Monday, August 31, 2009

How Dee-lightful


Sad about Simon Dee. A giant of the time and very much identified with the Swinging Sixties. Another icon of the era bites the dust.

I know he was difficult as a friend of mine wrote a book about him a few years ago - which he hated, obviously, but which was all true. It took years to do, after having first gained the man's trust in a letter-writing campaign in which Dee was pompous, rude, barking and revelatory all at once, and which went on for a good few years before he'd co-operate with the book.

I've seen and read all the letters, which should be published in their own right. But it was also very sad to see how far a once great man had fallen, now living round the corner from the leisure centre in the back streets of Winchester, a bitter, broken man who knew he'd blown it but was too proud to admit it.

My friend the author finally met the great man a few times, and though guarded and not exactly charming, he was interesting and good company, with many great stories to tell. But he would never admit how he was impossible to work with and how fame completely went to his head.

I'm glad he got to do the book - a lifelong dream, despite being at least 10 years younger than me, and so remembering even less of the Sixties. In fact none of it.

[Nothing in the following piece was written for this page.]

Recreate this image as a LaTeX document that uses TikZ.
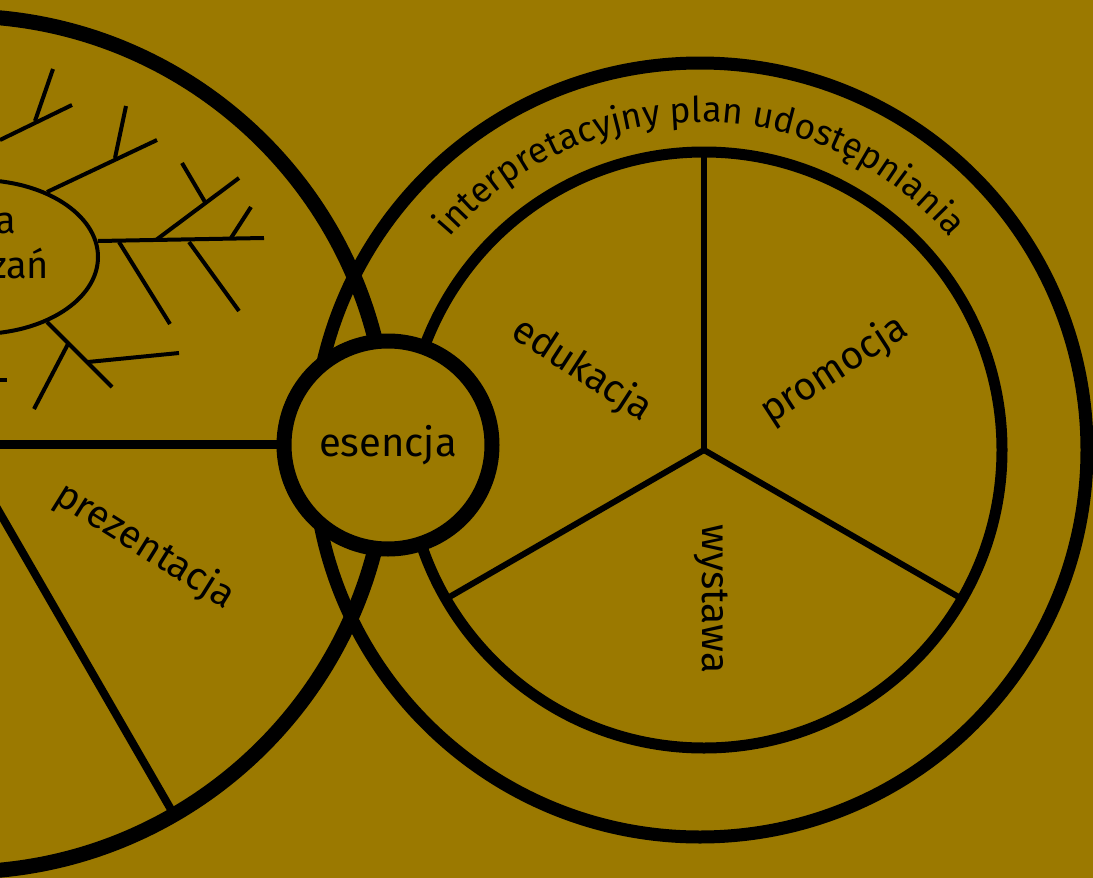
\documentclass[tikz,border=0pt]{standalone}
\usepackage{fontspec}
\setmainfont{Fira Sans}
\usetikzlibrary{decorations.text}
\definecolor{bg}{HTML}{9B7900}
\begin{document}
\begin{tikzpicture}[x=1pt,y=1pt,
  lbl/.style={font=\fontsize{39}{39}\selectfont, inner sep=0pt},
  ringnode/.style={circle, draw=black, outer sep=0pt, inner sep=0pt},
  twig/.style={line width=4pt}]
\fill[bg] (0,0) rectangle (1093,-878);
\useasboundingbox (0,0) rectangle (1093,-878);
\begin{scope}
\clip (0,0) rectangle (1093,-878);
% left pie
\node[ringnode, line width=15pt, minimum size=856pt] (left) at (-40,-444) {};
\coordinate (Ec) at (388,-444);
\draw[line width=9pt] (left.center) -- (Ec);
\draw[line width=8pt] (left.center) -- (left.-60);
% map ellipse
\draw[line width=4pt] (-22,-257) ellipse (120 and 77);
\node[align=center, font=\fontsize{38}{45}\selectfont, inner sep=0pt] (map) at (-32,-250) {mapa\\powiązań};
% branches
\draw[twig] (0,-140) -- (72,-105);
\draw[twig] (35,-121) -- (53,-69);
\draw[twig] (47,-192) -- (157,-140);
\draw[twig] (115,-158) -- (126,-106);
\draw[twig] (98,-241) -- (264,-238);
\draw[twig] (156,-240) -- (239,-178);
\draw[twig] (205,-202) -- (182,-163);
\draw[twig] (231,-238) -- (251,-207);
\draw[twig] (119,-242) -- (170,-324);
\draw[twig] (189,-242) -- (239,-311);
\draw[twig] (47,-322) -- (112,-387);
\draw[twig] (88,-362) -- (179,-353);
\draw[twig] (68,-344) -- (34,-409);
\draw[twig] (0,-380) -- (7,-380);
\node[lbl, rotate=-32] (prez) at (145,-546) {prezentacja};
% right rings
\node[ringnode, line width=13pt, minimum size=774pt] (outer) at (700,-450) {};
\node[ringnode, line width=11pt, minimum size=596pt] (inner) at (704,-450) {};
\draw[line width=6pt] (inner.center) -- (inner.90);
\draw[line width=6pt] (inner.center) -- (inner.-30);
\draw[line width=6pt] (inner.center) -- (inner.210);
\path[decorate, decoration={text along path, text align=center,
  text={|\fontsize{35.5}{35.5}\selectfont|interpretacyjny plan udostępniania}}]
  (700,-450) ++(150:328) arc (150:30:328);
\node[lbl, rotate=-33] (edu) at (582,-370) {edukacja};
\node[lbl, rotate=33] (promo) at (834,-370) {promocja};
\node[lbl, rotate=-90] (wyst) at (711,-599) {wystawa};
% essence
\node[ringnode, line width=15pt, minimum size=208pt, fill=bg, font=\fontsize{40}{40}\selectfont] (ess) at (388,-445) {esencja};
\end{scope}
\end{tikzpicture}
\end{document}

It's called something like Whatever Happened To Simon Dee by Richard Wiseman, and it's well worth a look. And no doubt coming to BBC4 soon. If it's not, it really should be.

1 comment:

Louis Barfe said...

I have letters from Dee too, as I tried to set up an interview with him for Turned Out Nice Again. They were very pleasant and he seemed receptive, but who knows how it would have ended up? In the end, I had plenty of Dee Time material from members of the production team. On the few surviving recordings, he is immensely likeable, and was a half-decent interviewer. Although undoubtedly well prepared by researchers (most of whom went on to become producers and executives in their own right), he does seem to listen and follow up with good supplementary questions.

There was a flawed, but interesting Channel 4 documentary about him in 2003, called Deeconstruction, with which Richard had some involvement. I could have sworn I had Richard's book, but I found that I didn't have it. Now rectified.